The two approaches outlined below offer organisations different yet complementary means of dealing with issues related to managing text messages.

  • Procedural approach: focuses on ensuring that adequate information and records are created through non-technical (sometimes manual) methods.

  • Technical approach: focuses on identifying products or service providers that can create adequate information and records from software and technologies that produce text messaging.

4.1 Procedural approaches to managing text messages

A procedural “low-tech” approach to identifying, managing and capturing text messages can include developing policies and procedures, introducing reviews, and training staff.

  • Develop policies and procedures: addresses some of the management issues noted. One example is how to identify text messages that are not facilitative, that are transitory, or that have short-term value, and knowing what to do with these messages.

  • Introduce regular reviews: ensures policies and processes are kept up to date with changes in technology.

  • Train staff: ensures staff are trained in simple and practical methods of capturing text messages in official information and records systems. One example is making a file note of the content.

4.2 Technical approaches to managing text messages

Technical solutions available for the management of text messages can include installing new software and technologies, configuring text messaging technologies, and using third-party services.

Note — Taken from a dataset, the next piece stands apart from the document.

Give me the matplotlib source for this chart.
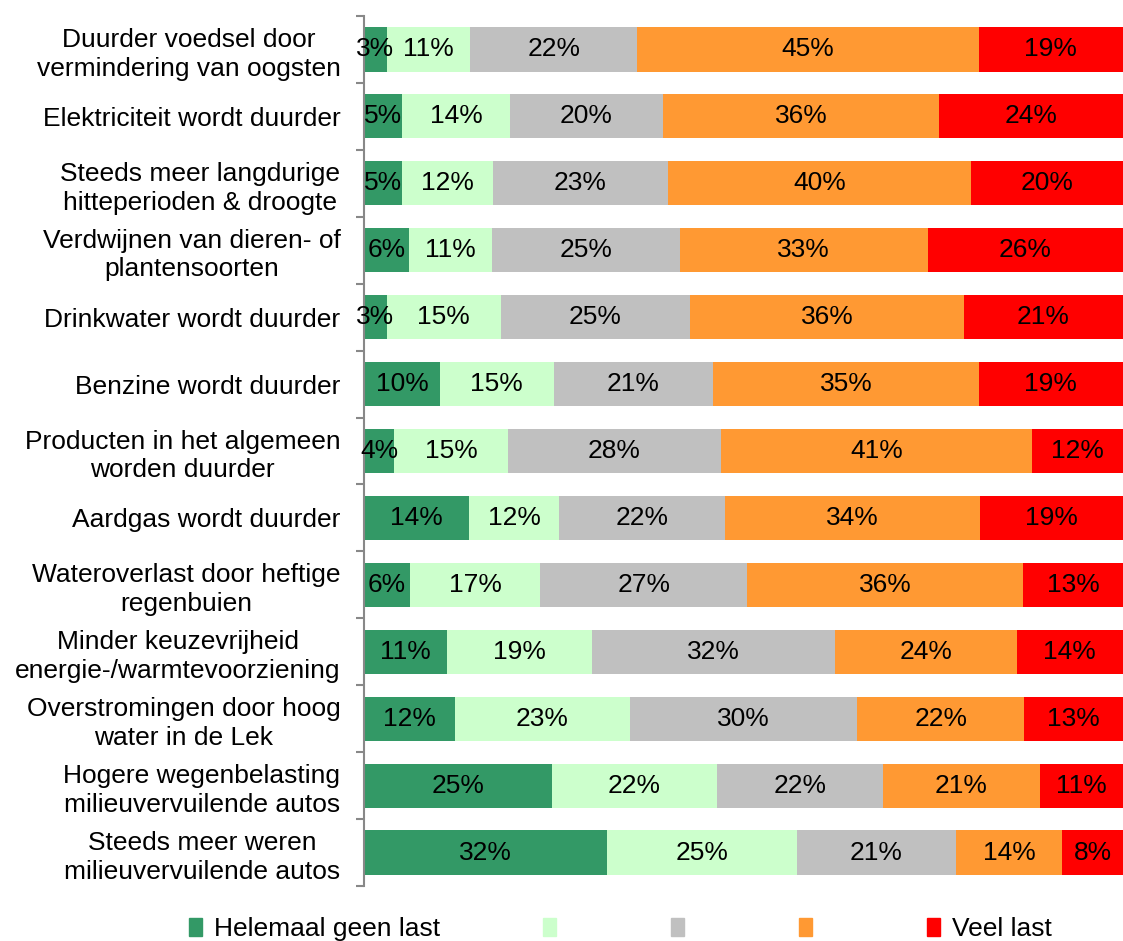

  • Install mobile device management software: integrates with official networks and systems to centrally configure, manage and secure applicable text message-capable devices.

  • Use virtualisation technologies: lets users work in virtual environments through virtualisation or “thin client” solutions.

  • Configure text messaging technologies: allows for easy and automated capture of electronic messages and metadata.

  • Use a system that allows for export of messages: ensures that text messages, including metadata, can be exported from the system in which they were originally created.

  • Use third-party services: captures messages, such as a service that captures all email, chat and text messages created through organisational systems.

4.3 Factors to consider in selecting technical solutions

Nature of solution

  • Is the solution built into the messaging product, or is it an add-on?

  • If the solution considered is not in-house - that is, provided by an external service provider - what guarantees about long-term access can the service provider offer?

  • What format or formats can the message be generated in or converted into?

  • Can the solution interface with existing information and records management systems? Is so, does that interface (method or program) have any restrictions?

Capture method

  • Does the capture of the text message occur automatically, or does it have to be activated manually?

  • Does the capture have rules? If so, and the capture is automatic, how flexible are those rules?

  • Can the capture mechanism be tailored to capture conversational threads?

  • Can users bypass the capture?


  • What level of metadata can the solution capture?

  • How customisable is the metadata set?

  • How automated is the metadata collection?

  • How secure (tamper-proof) is the metadata set?

  • Does the solution allow for both manual entry of metadata and automated capture of some elements?

Security and legal compliance

  • What security measures can be applied to the solution?

  • What, if any, form of identity verification is offered?

  • Does the solution comply with relevant legislative and policy requirements?

  • Will the solution enable the organisation to comply with relevant legislative and policy requirements?